As proof that virtually no English grammar is being taught in high school, consider the results for this question:  "A rule of grammar states that subjects and verbs must agree in (a) number, (b) gender, (c) tense, (d) all of the above."  Everyone got this wrong.  Of the 24 students, 17 answered "(c) tense." The remainder answered "all of the above."  One might argue that knowing a rule such as this is purely academic, but I disagree.  Some familiarity with the tools is essential to any task, and knowing what subjects and verbs are is vital for constructing coherent sentences.  So is knowing that the subject is a noun, pronoun, or noun-substitute.  So is understanding that the subject (thing or person) cannot have tense and that verbs (actions) cannot have gender.  It is little wonder that students cannot construct coherent sentences if they do not understand the foundation on which every sentence is built.

Students' ignorance extends beyond principles to specifics.  As usual, nearly half don't know the difference between its and it's.  When asked to circle the correct word in "An essay is effective only when its / its' / it's ideas are clear," eleven chose the wrong answer (usually it's).  Conclusion:  In twelve years of school, they have not learned much or anything about possessive pronouns or contractions, not enough anyway to distinguish between "belong to it" (its) and "it is" (it's).  Someone invariably answers its', and I often get an amusing answer when I ask, "What on Earth is 'its-es,' for that's the way it sounds?"  They say, "That's when you have more than one it."  "Wouldn't more than one it be they or them?" I ask.  They look puzzled, and I start to sense that grammar isn't the only hole in the curriculum; apparently, logical reasoning is missing as well.

Common words such as then and than also baffle them.  In two sentences ("It is better to ask questions [than / then] to make stupid mistakes" and "Many students know less [than / then] they realize"), more than a third were unable to choose the correct word (than in both cases).  This is not merely a spelling problem; it is ignorance of the meaning of two ordinary words that have no meanings in common.  Thirteen did not know that every day is written as two words when it means "each day"; they chose everyday.  (Perhaps they've been reading the signs at Wal-Mart, where it always seem to be wrong.)

When we get to more "sophisticated" distinctions, the error level is even higher.  Twenty out of 24 students said that "The principle idea of this essay is . . ." represented the correct use of principle.  Nobody has ever told them that principle is always a noun and never an adjective or that principle and principal have entirely different meanings.  Many seem to have decided that principal (the correct word in this construction) refers only to the "main person" because they have been taught the dumb mnemonic, "The principal is your pal" – leading them to think that any other use of principal is wrong.  (This shortcut is as simplistic as the "i before e, except after c" spelling rule, which has dozens of exceptions.)
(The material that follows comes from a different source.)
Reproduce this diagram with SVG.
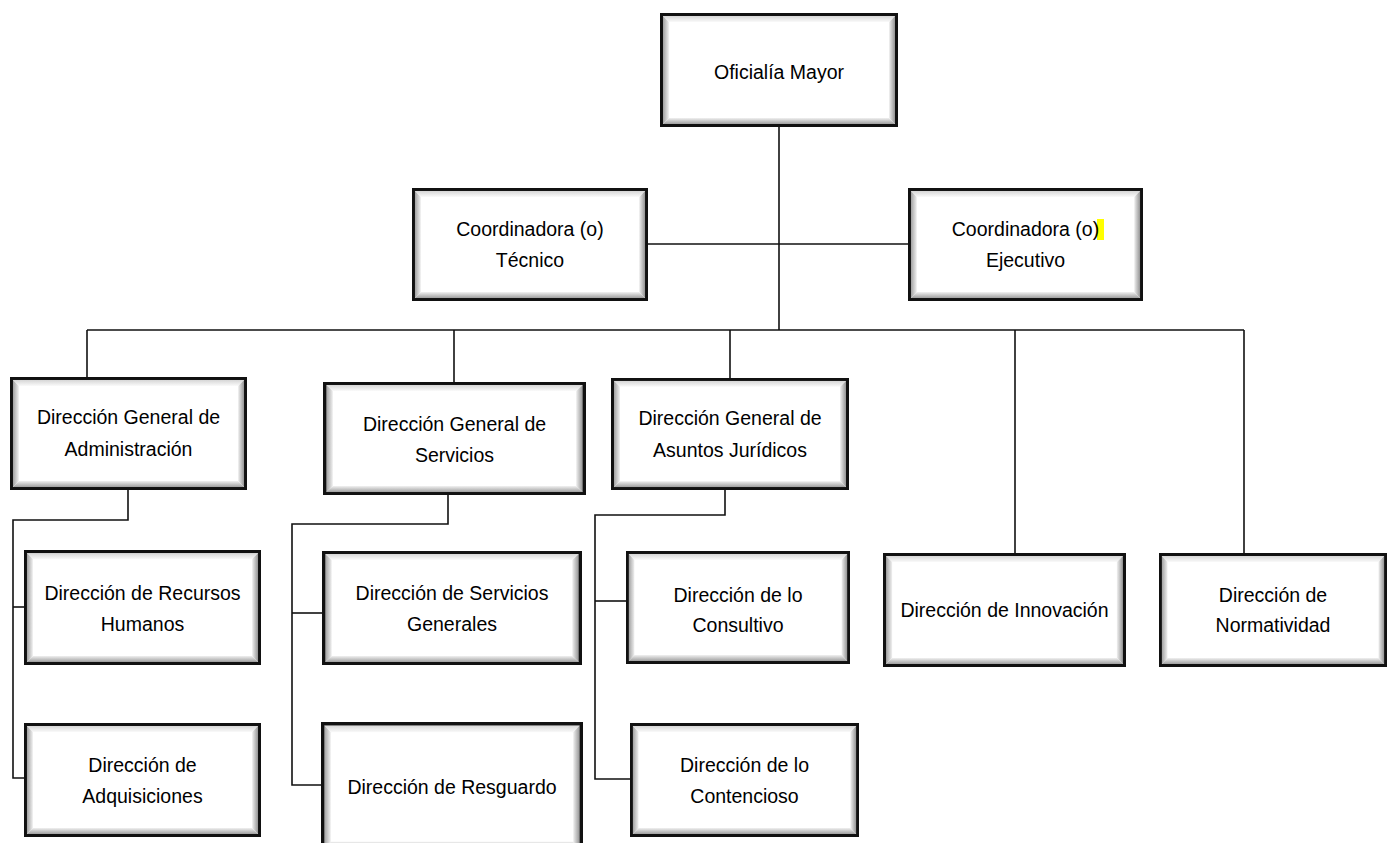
<svg xmlns="http://www.w3.org/2000/svg" xmlns:xlink="http://www.w3.org/1999/xlink" width="1388" height="843" viewBox="0 0 1388 843">
<defs>
<linearGradient id="gL" x1="0" y1="0" x2="1" y2="0"><stop offset="0" stop-color="#7a7a7a"/><stop offset="1" stop-color="#f0f0f0"/></linearGradient>
<linearGradient id="gR" x1="0" y1="0" x2="1" y2="0"><stop offset="0" stop-color="#f0f0f0"/><stop offset="1" stop-color="#666"/></linearGradient>
<linearGradient id="gT" x1="0" y1="0" x2="0" y2="1"><stop offset="0" stop-color="#c4c4c4"/><stop offset="1" stop-color="#fafafa"/></linearGradient>
<linearGradient id="gB" x1="0" y1="0" x2="0" y2="1"><stop offset="0" stop-color="#f0f0f0"/><stop offset="1" stop-color="#777"/></linearGradient>
<symbol id="box" viewBox="0 0 240 114" preserveAspectRatio="none">
<rect x="0" y="0" width="240" height="114" fill="#fff"/>
<polygon points="0,0 240,0 231,9 9,9" fill="url(#gT)"/>
<polygon points="0,0 9,9 9,105 0,114" fill="url(#gL)"/>
<polygon points="240,0 240,114 231,105 231,9" fill="url(#gR)"/>
<polygon points="0,114 240,114 231,105 9,105" fill="url(#gB)"/>
<rect x="1.5" y="1.5" width="237" height="111" fill="none" stroke="#111" stroke-width="3"/>
</symbol>
</defs>
<style>
.t{font-family:"Liberation Sans",Arial,sans-serif;font-size:19.5px;fill:#000;text-anchor:middle}
.c{fill:none;stroke:#111;stroke-width:1.6}
</style>
<rect width="1388" height="843" fill="#fff"/>
<g id="connectors" class="c">
<line x1="779" y1="127" x2="779" y2="330"/>
<line x1="648" y1="244" x2="908" y2="244"/>
<line x1="87" y1="330" x2="1244" y2="330"/>
<line x1="87" y1="330" x2="87" y2="377"/>
<line x1="454" y1="330" x2="454" y2="382"/>
<line x1="730" y1="330" x2="730" y2="378"/>
<line x1="1015" y1="330" x2="1015" y2="553"/>
<line x1="1244" y1="330" x2="1244" y2="553"/>
<polyline points="128,490 128,520 13,520 13,778 24,778"/>
<line x1="13" y1="607" x2="24" y2="607"/>
<polyline points="448,495 448,524 292,524 292,785 321,785"/>
<line x1="292" y1="613" x2="322" y2="613"/>
<polyline points="725,490 725,515 595,515 595,779 630,779"/>
<line x1="595" y1="601" x2="626" y2="601"/>
</g>
<g id="n1"><use xlink:href="#box" x="660" y="13" width="238" height="114"/><text class="t" x="779" y="79">Oficialía Mayor</text></g>
<g id="n2"><use xlink:href="#box" x="412" y="188" width="236" height="113"/><text class="t" x="530" y="236">Coordinadora (o)</text><text class="t" x="530" y="267">Técnico</text></g>
<g id="n3"><use xlink:href="#box" x="908" y="188" width="235" height="113"/><rect x="1097" y="219" width="7" height="21" fill="#ffff00"/><text class="t" x="1025.5" y="236">Coordinadora (o)</text><text class="t" x="1025.5" y="267">Ejecutivo</text></g>
<g id="n4"><use xlink:href="#box" x="10" y="377" width="237" height="113"/><text class="t" x="128.5" y="424">Dirección General de</text><text class="t" x="128.5" y="456">Administración</text></g>
<g id="n5"><use xlink:href="#box" x="323" y="382" width="263" height="113"/><text class="t" x="454.5" y="431">Dirección General de</text><text class="t" x="454.5" y="462">Servicios</text></g>
<g id="n6"><use xlink:href="#box" x="611" y="378" width="238" height="112"/><text class="t" x="730" y="425">Dirección General de</text><text class="t" x="730" y="457">Asuntos Jurídicos</text></g>
<g id="n7"><use xlink:href="#box" x="24" y="550" width="237" height="115"/><text class="t" x="142.5" y="600">Dirección de Recursos</text><text class="t" x="142.5" y="631">Humanos</text></g>
<g id="n8"><use xlink:href="#box" x="24" y="723" width="237" height="114"/><text class="t" x="142.5" y="772">Dirección de</text><text class="t" x="142.5" y="803">Adquisiciones</text></g>
<g id="n9"><use xlink:href="#box" x="322" y="551" width="260" height="114"/><text class="t" x="452" y="600">Dirección de Servicios</text><text class="t" x="452" y="631">Generales</text></g>
<g id="n10"><use xlink:href="#box" x="321" y="722" width="262" height="130"/><text class="t" x="452" y="794">Dirección de Resguardo</text></g>
<g id="n11"><use xlink:href="#box" x="626" y="551" width="224" height="113"/><text class="t" x="738" y="602">Dirección de lo</text><text class="t" x="738" y="632">Consultivo</text></g>
<g id="n12"><use xlink:href="#box" x="630" y="723" width="229" height="114"/><text class="t" x="744.5" y="772">Dirección de lo</text><text class="t" x="744.5" y="803">Contencioso</text></g>
<g id="n13"><use xlink:href="#box" x="883" y="553" width="243" height="114"/><text class="t" x="1004.5" y="617">Dirección de Innovación</text></g>
<g id="n14"><use xlink:href="#box" x="1159" y="553" width="228" height="114"/><text class="t" x="1273" y="602">Dirección de</text><text class="t" x="1273" y="632">Normatividad</text></g>
</svg>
As I have noted before (it's one of my pet peeves), while they cannot make these distinctions between common words, they have absorbed the idea that "it is not correct to begin a sentence with the word Because."  When 15 out of 24 students say that this is true (it decidedly is not true), I sense that this balderdash has been bludgeoned into their heads by their English teachers.  Indeed, when I ask where they got this idea, my students (who graduated from high schools all over the county) say that this was what their English teachers told them.  It's bad enough that I have to start by teaching college freshmen what they should have learned by eighth grade; I also have to "unteach" the "nonrules" that they have absorbed.
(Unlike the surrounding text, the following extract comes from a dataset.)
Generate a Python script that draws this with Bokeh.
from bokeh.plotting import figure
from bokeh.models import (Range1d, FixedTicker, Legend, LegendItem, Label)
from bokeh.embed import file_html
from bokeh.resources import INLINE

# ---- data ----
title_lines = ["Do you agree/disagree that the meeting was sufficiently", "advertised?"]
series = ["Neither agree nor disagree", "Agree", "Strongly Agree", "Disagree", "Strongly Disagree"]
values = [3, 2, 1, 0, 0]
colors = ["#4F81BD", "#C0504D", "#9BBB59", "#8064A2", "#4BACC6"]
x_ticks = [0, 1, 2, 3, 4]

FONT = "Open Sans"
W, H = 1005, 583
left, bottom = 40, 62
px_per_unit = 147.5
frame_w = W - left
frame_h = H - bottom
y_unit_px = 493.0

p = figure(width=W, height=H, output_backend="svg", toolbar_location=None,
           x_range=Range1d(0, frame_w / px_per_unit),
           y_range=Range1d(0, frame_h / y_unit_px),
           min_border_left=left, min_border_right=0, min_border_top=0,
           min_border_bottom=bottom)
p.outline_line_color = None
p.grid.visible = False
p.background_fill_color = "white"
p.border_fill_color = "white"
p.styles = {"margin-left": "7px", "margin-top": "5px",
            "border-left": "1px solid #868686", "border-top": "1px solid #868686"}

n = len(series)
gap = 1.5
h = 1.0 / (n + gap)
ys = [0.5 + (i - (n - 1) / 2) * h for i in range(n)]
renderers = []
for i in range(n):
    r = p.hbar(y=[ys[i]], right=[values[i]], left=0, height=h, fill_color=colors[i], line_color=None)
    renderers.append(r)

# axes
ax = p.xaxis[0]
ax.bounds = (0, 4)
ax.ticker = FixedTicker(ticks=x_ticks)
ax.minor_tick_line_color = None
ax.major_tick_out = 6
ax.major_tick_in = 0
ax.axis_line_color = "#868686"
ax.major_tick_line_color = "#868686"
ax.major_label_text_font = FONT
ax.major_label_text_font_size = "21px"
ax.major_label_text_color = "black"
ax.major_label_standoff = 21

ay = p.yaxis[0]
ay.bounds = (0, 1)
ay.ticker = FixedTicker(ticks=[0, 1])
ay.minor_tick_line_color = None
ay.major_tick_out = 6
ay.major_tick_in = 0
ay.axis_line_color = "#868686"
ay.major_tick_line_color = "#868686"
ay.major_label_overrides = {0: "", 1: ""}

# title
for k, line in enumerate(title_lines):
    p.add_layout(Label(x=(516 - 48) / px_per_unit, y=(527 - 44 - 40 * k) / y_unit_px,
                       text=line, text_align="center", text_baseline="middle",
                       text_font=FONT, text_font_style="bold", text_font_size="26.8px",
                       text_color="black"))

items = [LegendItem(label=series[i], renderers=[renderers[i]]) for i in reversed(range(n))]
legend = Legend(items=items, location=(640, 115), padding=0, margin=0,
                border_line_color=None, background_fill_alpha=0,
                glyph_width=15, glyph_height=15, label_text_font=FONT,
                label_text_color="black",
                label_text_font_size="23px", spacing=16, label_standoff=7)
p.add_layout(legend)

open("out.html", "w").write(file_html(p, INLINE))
While this nonsense is taught, parts of speech are not.  I might reluctantly concede that it is not essential to be able to label parts of speech to become an effective writer, but I do think that all good writers could identify the verb in a sentence.  However, in the sentence, "One of the last writing assignments is the departmental essay," only eight students correctly identified is as the verb.  Of the choices I offered (writing, is, assignments, departmental. none of these), 15 students said the verb is writing.  One said "none of these," and I didn't have the courage to ask this student what he or she thought the verb was or whether this was a verbless sentence.
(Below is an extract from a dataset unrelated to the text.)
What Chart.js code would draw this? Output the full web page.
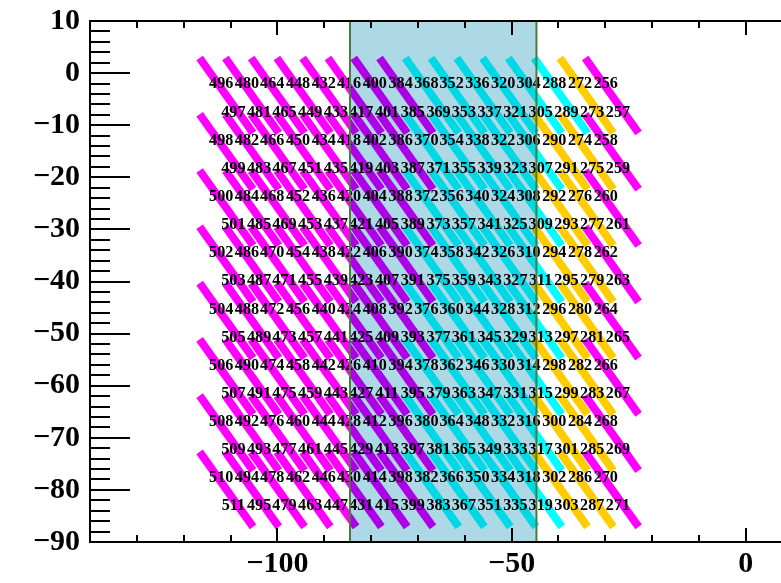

Pronoun case is a mystery to them.  One question asked:  "Which of the following is correct:  (a) Mary and me are good friends; (b) Sue will be visiting Mary and I this weekend; (c) Both a and b are correct; (d) Neither a nor b is correct."  Only six students recognized that the answer is (d).  The majority (15) selected (b), even though, if we take Mary out of the picture, we have "Sue will be visiting I this weekend," which even the slowest student would recognize as wrong.  Another breakdown of logic is evident in a pronoun question in which I asked them to select the correct sentence from:  "(a) Please send the check to Mr Jones or me; (b) Please send the check to Mr. Jones or I; (c) Please send the check to Mr. Jones or myself; (d) Please send the check to myself or Mr. Jones.  I thought this was almost a gift because, since c and d both use myself and they cannot both be grammatically correct, they had only to choose between a and b.  However, ten students chose c, and four chose d.  (Would any of these people say, "Send the check to myself"?)  Four selected "Send the check to Mr. Jones or I"; therefore, only six got the right answer.  I suspect that they have had drummed into them that "Mary and me are friends" is wrong (which it is) so often that they think any use of me is wrong.  It's far too daunting to teach them about nominative and objective case of personal pronouns because that would also involve (gasp!) teaching about subjects and objects.

I cannot adequately describe what they do with punctuation.  I'll just say that, when they are asked to differentiate among correctly and incorrectly punctuated compound or complex sentences, two-thirds or more show that they are clueless.  They have learned nothing about avoiding comma splices or about the correct use of the semicolon.  That is, of course, because they have been taught nothing about types of sentences or about independent and dependent clauses.

We may safely conclude that they have learned nothing about parts of speech, subjects and verbs, types of sentences, types of clauses, commonly confused words, pronoun case, or punctuation.  (Other deficiencies, such as pronoun-antecedent agreement, become apparent as the semester progresses.)  What, then, have they learned about the grammar and structure of their language?

When I report these findings to ordinary people, I'm often told that none of this really matters.  After all, most people are literate enough to make themselves understood without knowing "this stuff," they say – though this point becomes increasingly questionable as instruction in English grammar fades from the curriculum to make room for . . . er . . for . . . .  I was going to write there what is replacing it, but I couldn't think of anything because professors in other disciplines (science, math, history, and so on) are reporting the same abysmal ignorance in their subjects.